Exercise task ▸
Look for "that" in each line of the entries, and return the matching lines.

Material for this task ▸
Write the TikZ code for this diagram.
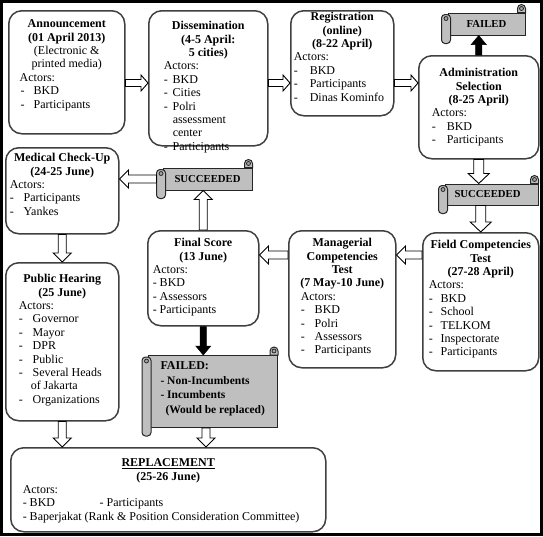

--

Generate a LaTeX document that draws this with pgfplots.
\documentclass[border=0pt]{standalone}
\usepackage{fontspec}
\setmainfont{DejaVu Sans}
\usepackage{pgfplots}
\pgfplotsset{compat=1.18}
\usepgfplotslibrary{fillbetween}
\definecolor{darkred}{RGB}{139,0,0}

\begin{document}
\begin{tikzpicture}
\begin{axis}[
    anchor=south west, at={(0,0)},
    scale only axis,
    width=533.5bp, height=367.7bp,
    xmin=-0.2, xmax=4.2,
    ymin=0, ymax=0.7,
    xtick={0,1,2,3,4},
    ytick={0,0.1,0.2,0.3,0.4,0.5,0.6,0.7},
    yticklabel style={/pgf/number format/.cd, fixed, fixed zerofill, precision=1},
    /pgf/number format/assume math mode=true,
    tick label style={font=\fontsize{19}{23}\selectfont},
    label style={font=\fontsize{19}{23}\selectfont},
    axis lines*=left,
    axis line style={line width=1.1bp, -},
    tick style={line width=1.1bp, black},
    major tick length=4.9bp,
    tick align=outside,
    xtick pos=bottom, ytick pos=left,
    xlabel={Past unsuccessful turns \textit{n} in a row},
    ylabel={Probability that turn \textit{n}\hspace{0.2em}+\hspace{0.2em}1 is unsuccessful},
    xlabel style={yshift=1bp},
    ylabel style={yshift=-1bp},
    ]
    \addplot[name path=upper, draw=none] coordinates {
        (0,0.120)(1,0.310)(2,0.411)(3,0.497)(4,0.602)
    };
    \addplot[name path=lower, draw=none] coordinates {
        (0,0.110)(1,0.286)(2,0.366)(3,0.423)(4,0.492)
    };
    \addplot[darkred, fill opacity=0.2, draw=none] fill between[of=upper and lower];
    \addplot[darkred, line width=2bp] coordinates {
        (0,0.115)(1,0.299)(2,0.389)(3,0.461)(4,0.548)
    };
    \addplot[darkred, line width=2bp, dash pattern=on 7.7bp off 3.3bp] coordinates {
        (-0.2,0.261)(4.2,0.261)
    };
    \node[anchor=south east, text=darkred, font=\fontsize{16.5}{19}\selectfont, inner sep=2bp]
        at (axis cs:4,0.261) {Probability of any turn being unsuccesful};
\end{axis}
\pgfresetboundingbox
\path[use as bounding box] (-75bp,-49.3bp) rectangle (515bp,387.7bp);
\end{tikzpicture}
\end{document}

Task output ▸
Generate a LaTeX document that draws this with pgfplots.
    ylabel={Probability that turn \textit{n}\hspace{0.2em}+\hspace{0.2em}1 is unsuccessful},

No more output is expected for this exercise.